## Task brief
Print exactly the lines from the first one down to the line that contains "plt.rcParams['font.family'] = ['DejaVu Sans']", both included, and skip the pictures.
___
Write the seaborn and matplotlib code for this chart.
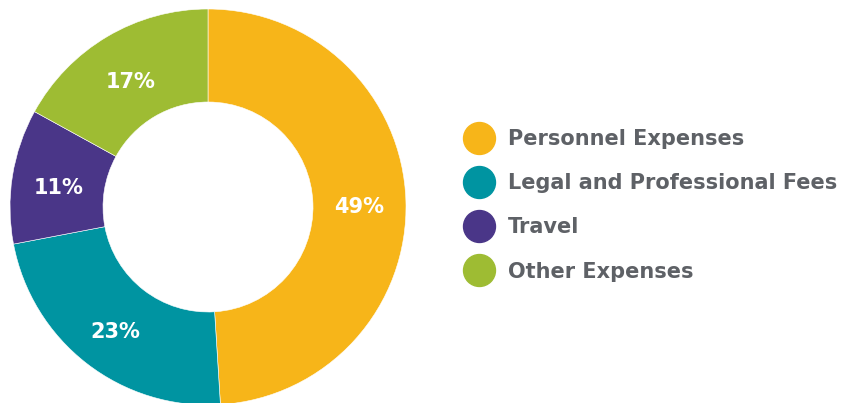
import matplotlib
matplotlib.use("Agg")
import matplotlib.pyplot as plt
from matplotlib.lines import Line2D
from matplotlib.transforms import offset_copy
import seaborn as sns

sns.set_theme(style="white")
plt.rcParams['font.family'] = ['DejaVu Sans']

categories = ["Personnel Expenses", "Legal and Professional Fees", "Travel", "Other Expenses"]
shares = [49, 23, 11, 17]
colors = ["#F7B519", "#0094A1", "#4A3688", "#9EBC33"]
text_gray = "#5E6166"

fig = plt.figure(figsize=(8.5, 4.03), dpi=100)
ax = fig.add_axes([0, 0, 1, 1])

outer_r = 198
ring_w = 93
wedges, texts, autotexts = ax.pie(
    shares,
    colors=sns.color_palette(colors),
    startangle=90,
    counterclock=False,
    center=(208, 196),
    radius=outer_r,
    frame=True,
    autopct=lambda p: f"{p:.0f}%",
    pctdistance=(outer_r - ring_w / 2) / outer_r,
    wedgeprops=dict(width=ring_w, linewidth=0.4, edgecolor="white"),
    textprops=dict(color="white", fontsize=15, fontweight="bold"),
)
ax.set_xlim(0, 850)
ax.set_ylim(0, 403)
ax.set_aspect("equal")
ax.axis("off")

# the labels sit a little below the ring's middle in the original
for t in autotexts:
    t.set_transform(offset_copy(t.get_transform(), fig=fig, y=-5, units="dots"))

handles = [Line2D([0], [0], marker="o", linestyle="", markersize=23,
                  markerfacecolor=c, markeredgecolor=c) for c in colors]
leg = fig.legend(handles, categories, loc="upper left",
                 bbox_to_anchor=(468.6 / 850, 1 - 129 / 403),
                 frameon=False, handlelength=1.0, handletextpad=0.89,
                 labelspacing=1.16, borderaxespad=0, borderpad=0,
                 prop=dict(size=15, weight="bold"))
for t in leg.get_texts():
    t.set_color(text_gray)

fig.savefig("out.png", dpi=100)
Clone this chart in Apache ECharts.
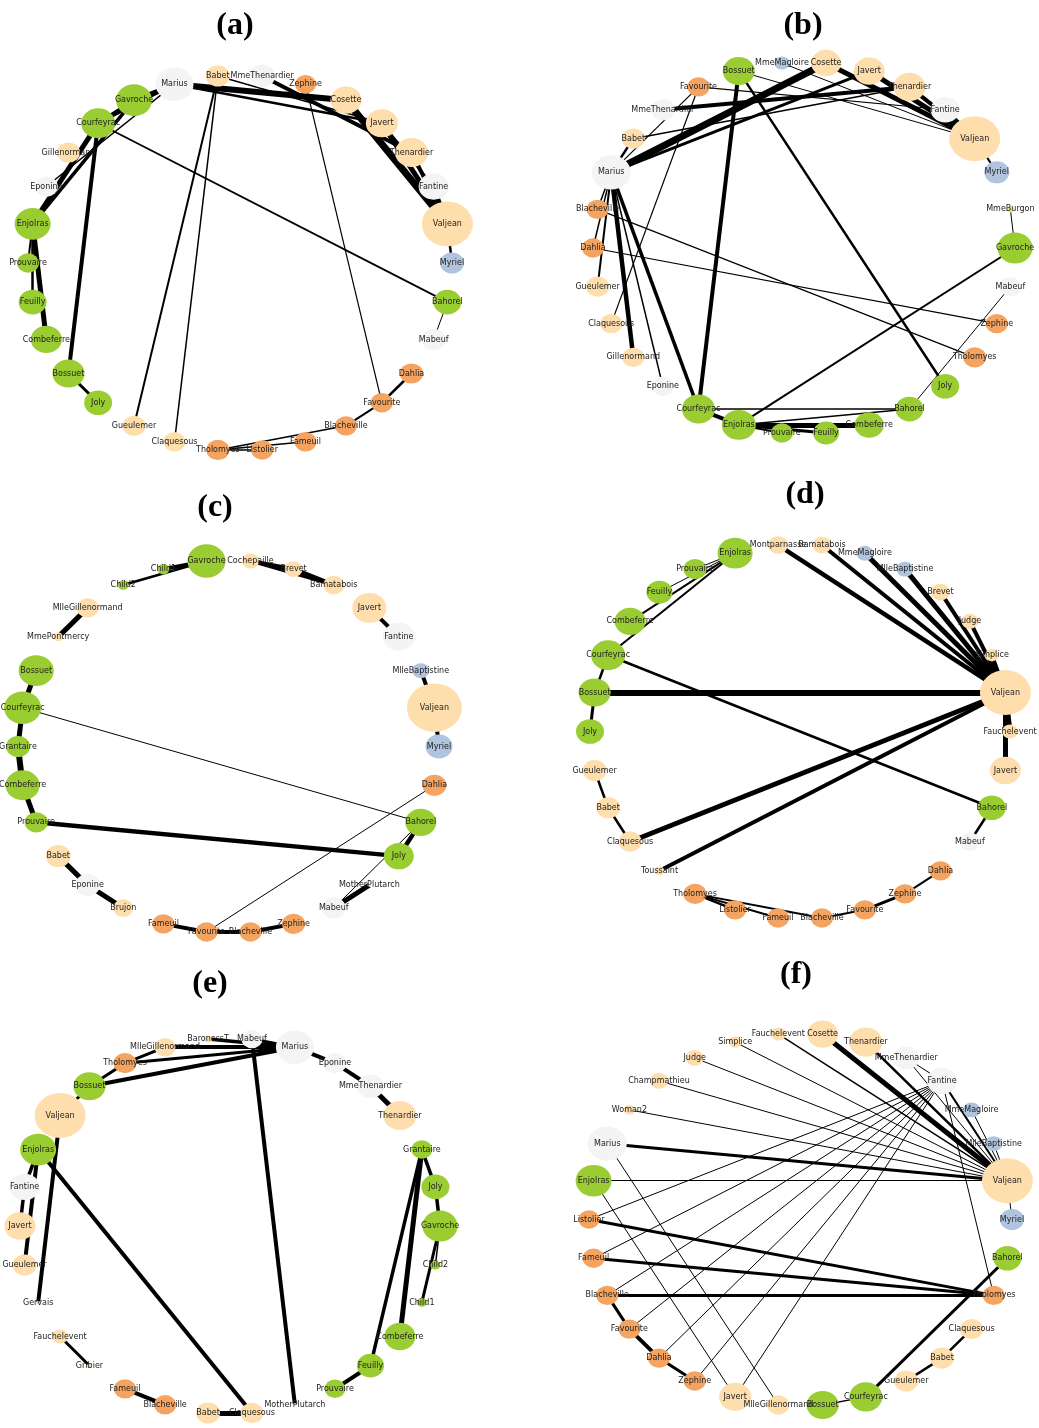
<!DOCTYPE html>
<html>
<head>
<meta charset="utf-8">
<script src="https://cdn.jsdelivr.net/npm/echarts@6/dist/echarts.min.js"></script>
<style>
html,body{margin:0;padding:0;background:#fff;}
#chart{width:1039px;height:1428px;}
</style>
</head>
<body>
<div id="chart"></div>
<script>
// ---------- DATA ----------
// Node order = position on the circular layout (index 0 at the right, counter-clockwise)
// groups: g=green, p=peach, o=orange, w=light gray, b=light blue, y=khaki
// weights: node weight (drawn as marker width), edge weight (drawn as line width)

const aNames = ['Myriel','Valjean','Fantine','Thenardier','Javert','Cosette','Zephine','MmeThenardier','Babet','Marius','Gavroche','Courfeyrac','Gillenormand','Eponine','Enjolras','Prouvaire','Feuilly','Combeferre','Bossuet','Joly','Gueulemer','Claquesous','Tholomyes','Listolier','Fameuil','Blacheville','Favourite','Dahlia','Mabeuf','Bahorel'];
const aGroups = ['b','p','w','p','p','p','o','w','p','w','g','g','p','w','g','g','g','g','g','g','p','p','o','o','o','o','o','o','w','g'];
const aWeights = [24,51,30,33,32,31,21,26,24,38,36,34,23,23,36,22,28,31,32,28,23,22,23,22,22,22,22,23,24,28];
const aEdges = [
 ['Myriel','Valjean',2.5],['Valjean','Fantine',4],['Valjean','Thenardier',4],['Valjean','Javert',5],
 ['Valjean','Cosette',7],['Marius','Javert',2.5],['Marius','Cosette',6],['MmeThenardier','Thenardier',4],
 ['Javert','Fantine',2.5],['Babet','Javert',1.5],['Babet','Gueulemer',2],['Babet','Claquesous',1.5],
 ['Zephine','Favourite',1.2],['Courfeyrac','Bahorel',1.8],['Courfeyrac','Bossuet',4],['Gavroche','Courfeyrac',3.5],
 ['Marius','Gavroche',4],['Marius','Courfeyrac',3],['Marius','Eponine',1.5],['Courfeyrac','Enjolras',5],
 ['Gavroche','Enjolras',3.5],['Enjolras','Prouvaire',2],['Enjolras','Feuilly',2.5],['Enjolras','Combeferre',5],
 ['Bossuet','Joly',3],['Tholomyes','Listolier',1.5],['Tholomyes','Fameuil',1.5],['Tholomyes','Blacheville',1.5],
 ['Blacheville','Favourite',2],['Favourite','Dahlia',2.5],['Bahorel','Mabeuf',1]
];

const bNames = ['Gavroche','MmeBurgon','Myriel','Valjean','Fantine','Thenardier','Javert','Cosette','MmeMagloire','Bossuet','Favourite','MmeThenardier','Babet','Marius','Blacheville','Dahlia','Gueulemer','Claquesous','Gillenormand','Eponine','Courfeyrac','Enjolras','Prouvaire','Feuilly','Combeferre','Bahorel','Joly','Tholomyes','Zephine','Mabeuf'];
const bGroups = ['g','y','b','p','w','p','p','p','b','g','o','w','p','w','o','o','p','p','p','w','g','g','g','g','g','g','g','o','o','w'];
const bWeights = [35,7,25,51,29,32,31,30,15,32,22,24,23,39,22,22,23,22,22,22,33,34,22,26,29,28,28,23,22,22];
const bEdges = [
 ['Gavroche','MmeBurgon',1],['Myriel','Valjean',2],['Valjean','Fantine',4],['Valjean','Thenardier',4],
 ['Valjean','Javert',5],['Valjean','Cosette',5],['Cosette','Marius',7],['Marius','Javert',3],
 ['MmeThenardier','Thenardier',4],['Babet','Thenardier',1.5],['Bossuet','Valjean',1],['MmeMagloire','Valjean',1],
 ['Favourite','Fantine',1.2],['Bossuet','Joly',2.5],['Bossuet','Courfeyrac',4],['Marius','Courfeyrac',3.5],
 ['Marius','Gillenormand',4.5],['Marius','Eponine',1.5],['Babet','Marius',2.5],['Favourite','Marius',1.2],
 ['Favourite','Claquesous',1.2],['Marius','Blacheville',1.5],['Marius','Dahlia',1.5],['Marius','Gueulemer',2],
 ['Blacheville','Tholomyes',1.2],['Dahlia','Zephine',1.2],['Gavroche','Enjolras',2],['Mabeuf','Bahorel',1],
 ['Courfeyrac','Bahorel',1.5],['Enjolras','Bahorel',1.5],['Courfeyrac','Enjolras',4],['Enjolras','Combeferre',5],
 ['Enjolras','Feuilly',3],['Enjolras','Prouvaire',2]
];

const cNames = ['Myriel','Valjean','MlleBaptistine','Fantine','Javert','Bamatabois','Brevet','Cochepaille','Gavroche','Child1','Child2','MlleGillenormand','MmePontmercy','Bossuet','Courfeyrac','Grantaire','Combeferre','Prouvaire','Babet','Eponine','Brujon','Fameuil','Favourite','Blacheville','Zephine','Mabeuf','MotherPlutarch','Joly','Bahorel','Dahlia'];
const cGroups = ['b','p','b','w','p','p','p','p','g','g','g','p','p','g','g','g','g','g','p','w','p','o','o','o','o','w','w','g','g','o'];
const cWeights = [27,55,17,32,34,21,18,17,38,12,11,22,10,35,37,24,34,23,25,25,20,22,22,22,23,24,4,30,31,24];
const cEdges = [
 ['Valjean','Myriel',4],['Valjean','MlleBaptistine',4],['Javert','Fantine',4],['Cochepaille','Brevet',4],
 ['Brevet','Bamatabois',4.5],['Cochepaille','Bamatabois',3],['Gavroche','Child1',4],['Gavroche','Child2',2.5],
 ['MlleGillenormand','MmePontmercy',5],['Bossuet','Courfeyrac',5],['Courfeyrac','Grantaire',5],['Grantaire','Combeferre',6],
 ['Combeferre','Prouvaire',5],['Courfeyrac','Bahorel',1],['Prouvaire','Joly',4.5],['Babet','Eponine',5],
 ['Eponine','Brujon',5],['Fameuil','Favourite',4],['Favourite','Blacheville',4],['Blacheville','Zephine',4],
 ['Favourite','Dahlia',1],['Joly','Bahorel',4.5],['MotherPlutarch','Mabeuf',5],['Bahorel','Mabeuf',1]
];

const dNames = ['Fauchelevent','Valjean','Simplice','Judge','Brevet','MlleBaptistine','MmeMagloire','Bamatabois','Montparnasse','Enjolras','Prouvaire','Feuilly','Combeferre','Courfeyrac','Bossuet','Joly','Gueulemer','Babet','Claquesous','Toussaint','Tholomyes','Listolier','Fameuil','Blacheville','Favourite','Zephine','Dahlia','Mabeuf','Bahorel','Javert'];
const dGroups = ['p','p','p','p','p','b','b','p','p','g','g','g','g','g','g','g','p','p','p','p','o','o','o','o','o','o','o','w','g','p'];
const dWeights = [16,51,14,17,19,17,17,19,20,35,23,26,31,34,32,28,24,24,23,10,23,22,22,22,22,22,22,21,28,31];
const dEdges = [
 ['Valjean','Fauchelevent',5],['Valjean','Javert',5],['Valjean','Simplice',4],['Valjean','Judge',4],
 ['Valjean','Brevet',4],['Valjean','MlleBaptistine',5],['Valjean','MmeMagloire',5],['Valjean','Bamatabois',4],
 ['Valjean','Montparnasse',4.5],['Valjean','Bossuet',6],['Valjean','Claquesous',5],['Valjean','Toussaint',4],
 ['Courfeyrac','Bahorel',2.5],['Enjolras','Prouvaire',1],['Enjolras','Feuilly',1],['Enjolras','Combeferre',2],
 ['Enjolras','Courfeyrac',2],['Courfeyrac','Bossuet',2.5],['Bossuet','Joly',3],['Gueulemer','Babet',2.5],
 ['Babet','Claquesous',2.5],['Tholomyes','Listolier',2.5],['Tholomyes','Fameuil',2],['Tholomyes','Blacheville',2],
 ['Blacheville','Favourite',2],['Favourite','Zephine',3],['Zephine','Dahlia',2],['Bahorel','Mabeuf',2.5]
];

const eNames = ['Gavroche','Joly','Grantaire','Thenardier','MmeThenardier','Eponine','Marius','Mabeuf','BaronessT','MlleGillenormand','Tholomyes','Bossuet','Valjean','Enjolras','Fantine','Javert','Gueulemer','Gervais','Fauchelevent','Gribier','Fameuil','Blacheville','Babet','Claquesous','MotherPlutarch','Prouvaire','Feuilly','Combeferre','Child1','Child2'];
const eGroups = ['g','g','g','p','w','w','w','w','p','p','o','g','p','g','w','p','p','p','p','p','o','o','p','p','w','g','g','g','g','g'];
const eWeights = [35,28,21,33,27,23,38,21,8,21,23,32,51,36,30,31,24,4,16,5,22,22,24,23,4,21,27,31,10,10];
const eEdges = [
 ['Gavroche','Joly',3.5],['Joly','Grantaire',3.5],['Gavroche','Child1',3],['Gavroche','Child2',1.5],
 ['Grantaire','Combeferre',5],['Grantaire','Feuilly',3.5],['Feuilly','Prouvaire',4],['Thenardier','MmeThenardier',5],
 ['MmeThenardier','Eponine',4],['Eponine','Marius',4],['BaronessT','Marius',3.5],['MlleGillenormand','Marius',4],
 ['Tholomyes','Marius',3],['Bossuet','Marius',4],['Mabeuf','MotherPlutarch',4],['Bossuet','Tholomyes',3],
 ['Tholomyes','MlleGillenormand',3],['Bossuet','Valjean',3],['Valjean','Gervais',4],['Enjolras','Gueulemer',4],
 ['Enjolras','Fantine',3.5],['Fantine','Javert',3.5],['Enjolras','Claquesous',4],['Fauchelevent','Gribier',3],
 ['Fameuil','Blacheville',4],['Babet','Claquesous',5],['Mabeuf','Marius',3]
];

const fNames = ['Myriel','Valjean','MlleBaptistine','MmeMagloire','Fantine','MmeThenardier','Thenardier','Cosette','Fauchelevent','Simplice','Judge','Champmathieu','Woman2','Marius','Enjolras','Listolier','Fameuil','Blacheville','Favourite','Dahlia','Zephine','Javert','MlleGillenormand','Bossuet','Courfeyrac','Gueulemer','Babet','Claquesous','Tholomyes','Bahorel'];
const fGroups = ['b','p','b','b','w','w','p','p','p','p','p','p','p','w','g','o','o','o','o','o','o','p','p','g','g','p','p','p','o','g'];
const fWeights = [24,51,17,17,30,26,33,31,15,13,18,18,11,39,36,21,22,22,22,22,22,32,22,32,33,24,24,23,22,28];
const fEdges = [
 ['Myriel','Valjean',1],['MlleBaptistine','Valjean',1],['MmeMagloire','Valjean',1],['Fantine','Valjean',2],
 ['MmeThenardier','Valjean',1],['MmeThenardier','Fantine',1],['Thenardier','Valjean',2.5],['Cosette','Valjean',5],
 ['Fauchelevent','Valjean',1.5],['Simplice','Valjean',1],['Judge','Valjean',1],['Champmathieu','Valjean',1],
 ['Woman2','Valjean',1],['Marius','Valjean',3],['Enjolras','Valjean',1],['Fantine','Listolier',1],
 ['Fantine','Fameuil',1],['Fantine','Blacheville',1],['Fantine','Favourite',1],['Fantine','Dahlia',1],
 ['Fantine','Zephine',1],['Fantine','Javert',1],['Fantine','Tholomyes',1],['Marius','MlleGillenormand',1],
 ['Enjolras','Javert',1],['Listolier','Tholomyes',3],['Fameuil','Tholomyes',3],['Blacheville','Tholomyes',3],
 ['Blacheville','Favourite',3],['Favourite','Dahlia',4],['Dahlia','Zephine',3],['Bahorel','Courfeyrac',3],
 ['Courfeyrac','Bossuet',1.5],['Gueulemer','Babet',2.5],['Babet','Claquesous',2.5]
];

const titles = ['(a)','(b)','(c)','(d)','(e)','(f)'];

// ---------- STYLE / LAYOUT ----------
const COLORS = {g:'#9ACD32', p:'#FFDEAD', o:'#F4A460', w:'#F4F4F4', b:'#B0C4DE', y:'#F0E68C'};
const panels = [
  {names:aNames, groups:aGroups, weights:aWeights, edges:aEdges, cx:240, cy:263, rx:212, ry:188, tx:235, ty:26},
  {names:bNames, groups:bGroups, weights:bWeights, edges:bEdges, cx:804, cy:248, rx:211, ry:186, tx:803, ty:26},
  {names:cNames, groups:cGroups, weights:cWeights, edges:cEdges, cx:228.5, cy:746.5, rx:210.5, ry:186.5, tx:215, ty:508},
  {names:dNames, groups:dGroups, weights:dWeights, edges:dEdges, cx:800, cy:731.5, rx:210, ry:187.5, tx:805, ty:495},
  {names:eNames, groups:eGroups, weights:eWeights, edges:eEdges, cx:230, cy:1226, rx:210, ry:188, tx:210, ty:984},
  {names:fNames, groups:fGroups, weights:fWeights, edges:fEdges, cx:800.5, cy:1219.5, rx:211.5, ry:186.5, tx:796, ty:975}
];

const grids = [], xAxes = [], yAxes = [], series = [], graphics = [];
panels.forEach((P, k) => {
  grids.push({left:P.cx - P.rx, top:P.cy - P.ry, width:2*P.rx, height:2*P.ry, containLabel:false});
  xAxes.push({type:'value', gridIndex:k, min:-1, max:1, show:false});
  yAxes.push({type:'value', gridIndex:k, min:-1, max:1, show:false});
  const N = P.names.length;
  // circular layout: evenly spaced angles
  const nodes = P.names.map((n, i) => {
    const a = 2 * Math.PI * i / N;
    return {
      name:n,
      value:[Math.cos(a), Math.sin(a)],
      symbolSize:[P.weights[i], P.weights[i]*0.88],
      itemStyle:{color:COLORS[P.groups[i]]}
    };
  });
  const links = P.edges.map(e => ({source:e[0], target:e[1], lineStyle:{width:e[2]}}));
  series.push({
    type:'graph', coordinateSystem:'cartesian2d', xAxisIndex:k, yAxisIndex:k,
    symbol:'circle',
    data:nodes, links:links,
    lineStyle:{color:'#000', opacity:1, curveness:0},
    label:{show:true, position:'inside', fontSize:8, color:'#222', fontFamily:'DejaVu Sans'},
    emphasis:{disabled:true},
    silent:true
  });
  graphics.push({type:'text', x:P.tx, y:P.ty, style:{text:titles[k], font:'bold 32px "Liberation Serif"', fill:'#000', textAlign:'center', textVerticalAlign:'middle'}});
});

const chart = echarts.init(document.getElementById('chart'), null, {renderer:'canvas'});
chart.setOption({
  animation:false,
  backgroundColor:'#fff',
  grid:grids, xAxis:xAxes, yAxis:yAxes,
  series:series,
  graphic:graphics
});
</script>
</body>
</html>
___
## Written solution
Write the seaborn and matplotlib code for this chart.
import matplotlib
matplotlib.use("Agg")
import matplotlib.pyplot as plt
from matplotlib.lines import Line2D
from matplotlib.transforms import offset_copy
import seaborn as sns

sns.set_theme(style="white")
plt.rcParams['font.family'] = ['DejaVu Sans']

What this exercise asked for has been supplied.